En el año 2003 Gus van Sant ganaba la Palma de Oro del festival de Cannes con Elephant, un viaje a la tragedia del instituto Columbine. Con un brillante estilo visual, la película presentaba de manera impactante el sinsentido de la masacre cometida por dos adolescentes.
Paranoid Park, premiada en la 60 edición del festival francés, es, en cierto modo, el reverso de Elephant. Si en Elephant Van Sant rodaba desde fuera y con una incómoda objetividad, en Paranoid Park rueda desde dentro, desde la cabeza de Alex, un adolescente amante del monopatín, hijo de una familia desestructurada que, una noche, se ve envuelto en un crimen espeluznante.

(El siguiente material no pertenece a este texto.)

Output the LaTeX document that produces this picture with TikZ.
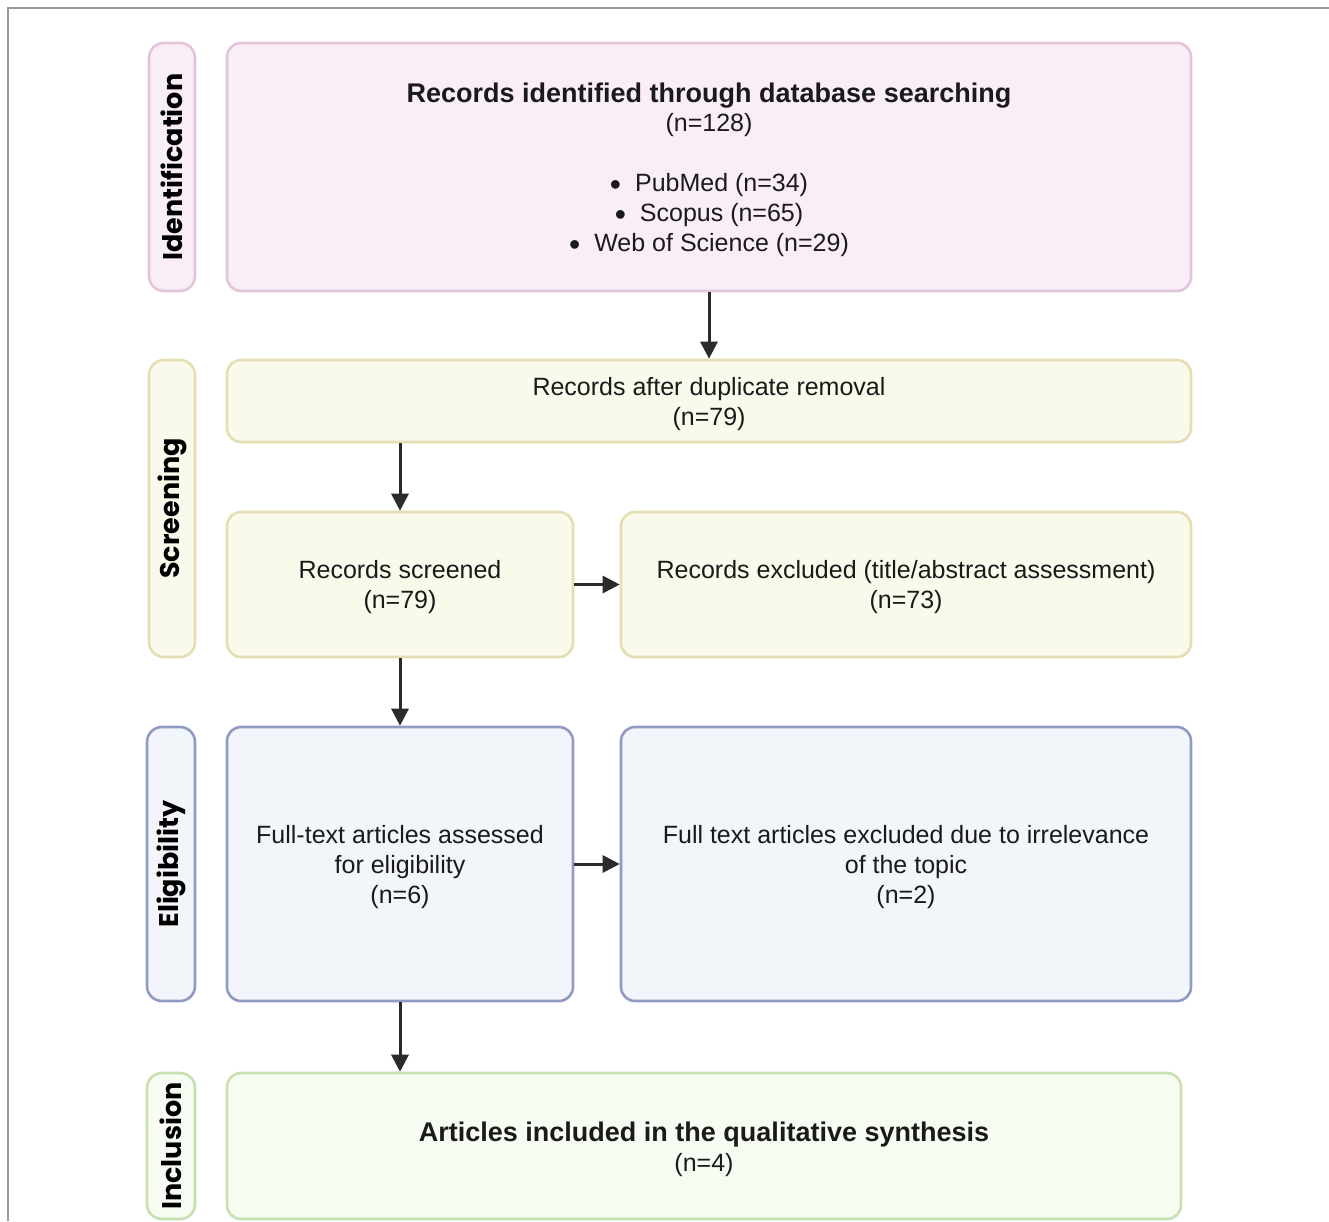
\documentclass[tikz,border=0pt]{standalone}
\usepackage{fontspec}
\setmainfont{Liberation Sans}
\newfontfamily\stagefont{Poppins}
\usetikzlibrary{arrows.meta}
\definecolor{pinkfill}{HTML}{F9EDF7}
\definecolor{pinkdraw}{HTML}{E3C5DB}
\definecolor{yelfill}{HTML}{FAFAEC}
\definecolor{yeldraw}{HTML}{E5DEB2}
\definecolor{bluefill}{HTML}{F2F5FA}
\definecolor{bluedraw}{HTML}{8E9BC6}
\definecolor{grnfill}{HTML}{F7FCF2}
\definecolor{grndraw}{HTML}{C6E0B2}
\definecolor{arrcol}{HTML}{2B2B2B}
\definecolor{txtcol}{HTML}{1A1A1A}
\newcommand{\bigbul}{{\fontsize{32}{30}\selectfont\raisebox{-3.5pt}{\textbullet}}\hspace{14pt}}
\tikzset{
  box/.style={draw, line width=2.6pt, rounded corners=14pt, inner sep=0pt},
  boxtext/.style={align=center, inner sep=0pt, text=txtcol, font=\fontsize{25}{30}\selectfont},
  stagebox/.style={draw, line width=2.6pt, rounded corners=15pt, inner sep=0pt, rotate=90,
    text=black, font=\stagefont\bfseries\fontsize{27}{30}\selectfont},
  pinkbox/.style={fill=pinkfill, draw=pinkdraw},
  yelbox/.style={fill=yelfill, draw=yeldraw},
  bluebox/.style={fill=bluefill, draw=bluedraw},
  grnbox/.style={fill=grnfill, draw=grndraw},
  arr/.style={draw=arrcol, line width=3pt, -{Triangle[length=17pt,width=17pt]}}
}
\begin{document}
\begin{tikzpicture}[x=1pt,y=-1pt]
\useasboundingbox (0,0) rectangle (1329,1221);
\fill[white] (0,0) rectangle (1329,1221);
\draw[gray!80, line width=1.5pt] (8,1221) -- (8,8) -- (1329,8);

% stage labels
\node[stagebox, pinkbox, minimum width=248pt, minimum height=46pt] (sid) at (172,167) {Identification};
\node[stagebox, yelbox, minimum width=297pt, minimum height=46pt] (ssc) at (172,508.5) {Screening};
\node[stagebox, bluebox, minimum width=274pt, minimum height=48pt] (sel) at (171,864) {Eligibility};
\node[stagebox, grnbox, minimum width=146pt, minimum height=48pt] (sin) at (171,1146) {Inclusion};

% boxes
\node[box, pinkbox, minimum width=964pt, minimum height=248pt] (b1) at (709,167) {};
\node[box, yelbox, minimum width=964pt, minimum height=82pt] (b2) at (709,401) {};
\node[box, yelbox, minimum width=346pt, minimum height=145pt] (b3) at (400,584.5) {};
\node[box, yelbox, minimum width=570pt, minimum height=145pt] (b4) at (906,584.5) {};
\node[box, bluebox, minimum width=346pt, minimum height=274pt] (b5) at (400,864) {};
\node[box, bluebox, minimum width=570pt, minimum height=274pt] (b6) at (906,864) {};
\node[box, grnbox, minimum width=954pt, minimum height=146pt] (b7) at (704,1146) {};

% texts
\node[boxtext] (t1) at ([yshift=-3pt]b1.center)
  {{\bfseries\fontsize{27}{32}\selectfont Records identified through database searching}\\[-1pt]
   (n=128)\\[30pt]
   \bigbul PubMed (n=34)\\
   \bigbul Scopus (n=65)\\
   \bigbul Web of Science (n=29)};
\node[boxtext] (t2) at ([yshift=-3pt]b2.center) {Records after duplicate removal\\(n=79)};
\node[boxtext] (t3) at ([yshift=-3pt]b3.center) {Records screened\\(n=79)};
\node[boxtext] (t4) at ([yshift=-3pt]b4.center) {Records excluded (title/abstract assessment)\\(n=73)};
\node[boxtext] (t5) at ([yshift=-3pt]b5.center) {Full-text articles assessed\\for eligibility\\(n=6)};
\node[boxtext] (t6) at ([yshift=-3pt]b6.center) {Full text articles excluded due to irrelevance\\of the topic\\(n=2)};
\node[boxtext] (t7) at ([yshift=-3pt]b7.center)
  {{\bfseries\fontsize{27}{32}\selectfont Articles included in the qualitative synthesis}\\(n=4)};

% arrows
\draw[arr] (b1.south) -- (b2.north);
\draw[arr] (b3.north |- b2.south) -- (b3.north);
\draw[arr] (b3.east) -- (b4.west);
\draw[arr] (b3.south) -- (b5.north);
\draw[arr] (b5.east) -- (b6.west);
\draw[arr] (b5.south) -- (b5.south |- b7.north);
\end{tikzpicture}
\end{document}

Van Sant utiliza una novela de Blake Nilson para contar una perturbadora historia sobre la culpa y el peso de la conciencia, sobre cómo se come esto en una sociedad que ha dejado de tener referentes morales y que se mueve a golpe de instintos, móviles y nuevas tecnologías. Dice el realizador que ha querido filmar una especie de Crimen y castigo en clave adolescente y, desde luego, algo de eso hay.
El reflejo en la pantalla de los remordimientos es, en algunas escenas, el de un visionario. Y los caminos que trata de encontrar Alex para la redención no son muy distintos a los que recorre Raskólnikov. Pero Van Sant no es Dostoievski y no proporciona a su “héroe” otra salida que un pequeño atajo poco convincente.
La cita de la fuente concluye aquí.